Suppose a self-employed individual named Sarah in the UK engages in payment on account within the self-assessment tax system. Sarah, an independent consultant, makes two advance payments annually toward her tax bill, acting as a proactive approach. This system enables Sarah to manage her tax liabilities based on her previous year’s earnings, offering her financial predictability and ensuring timely tax compliance.

Frequently Asked Questions (FAQs)

1. Is paying on account a liability?

Paying on account is a liability. When a business pays on account, it implies it owes money for goods or services received but hasn’t settled the full amount. The outstanding balance becomes a liability until the complete payment is made, affecting the company’s financial obligations.

2. What is the relevance of payment on account?

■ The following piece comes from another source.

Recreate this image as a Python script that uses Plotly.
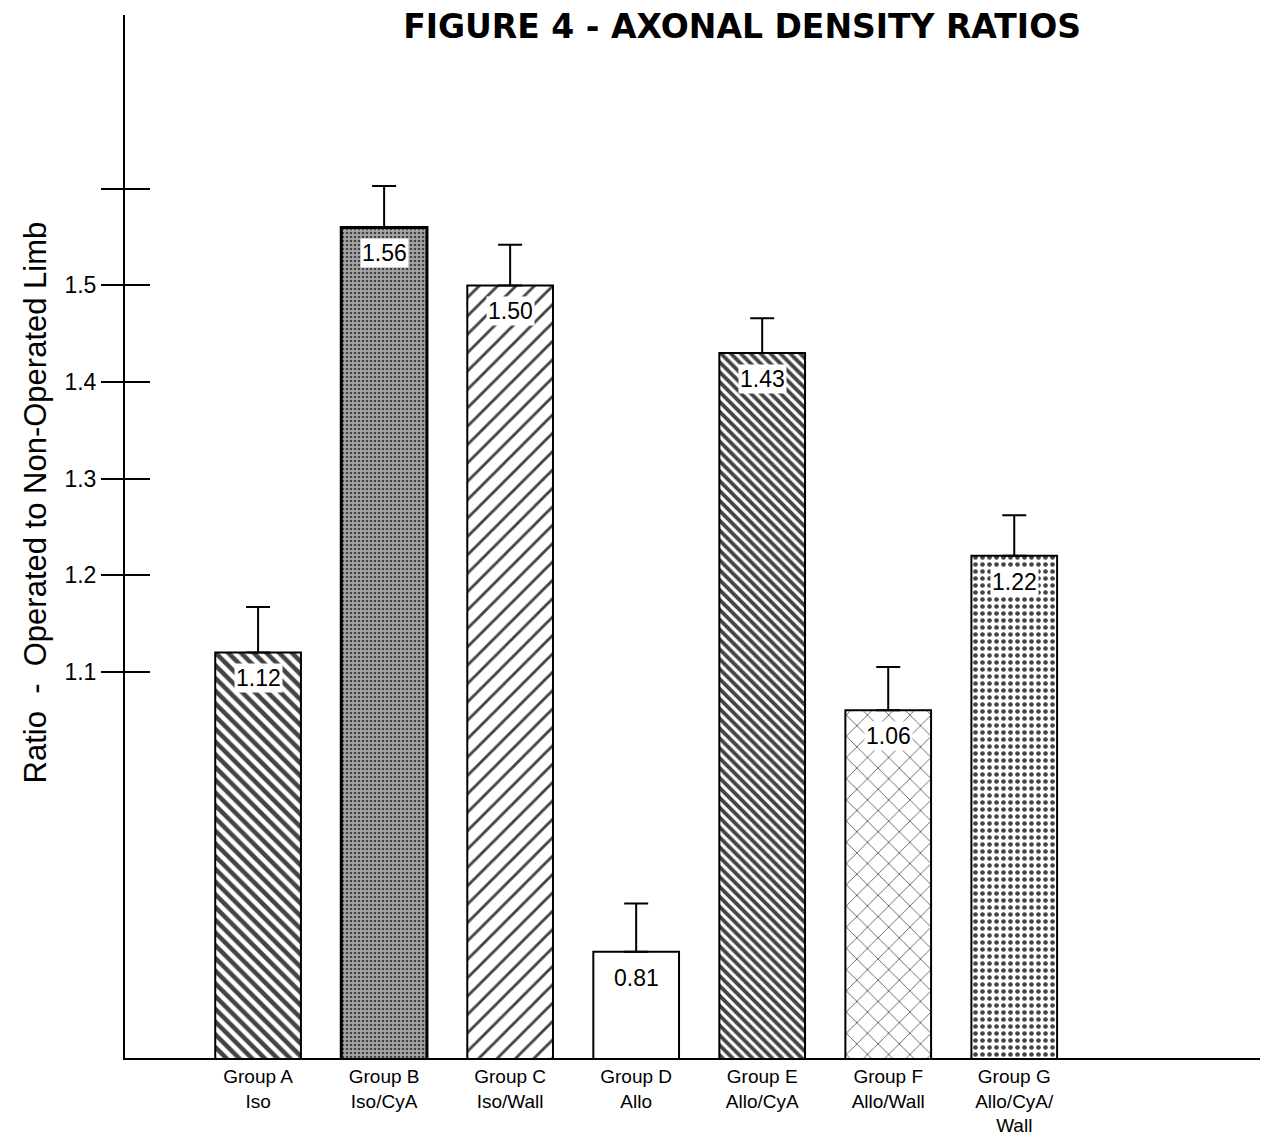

Payment on account is relevant for businesses engaging in long-term transactions. It offers flexibility, allowing gradual payments instead of a lump sum. This practice aids in managing cash flow, fostering stronger relationships between buyers and sellers, and promoting smoother financial transactions. Moreover, the relevance extends to industries where projects involve multiple phases and payments on account align with project milestones. This method enhances financial planning for both parties, enabling efficient budgeting and resource allocation throughout the duration of the engagement.

3. What are the risks of payment on account?

While payment on account provides flexibility, it comes with risks. Businesses may face delays or defaults in payments, impacting cash flow. Sellers bear the risk of non-payment or partial payment, affecting their financial stability. Additionally, inaccuracies in recording payments can lead to financial discrepancies, making it crucial to maintain accurate records.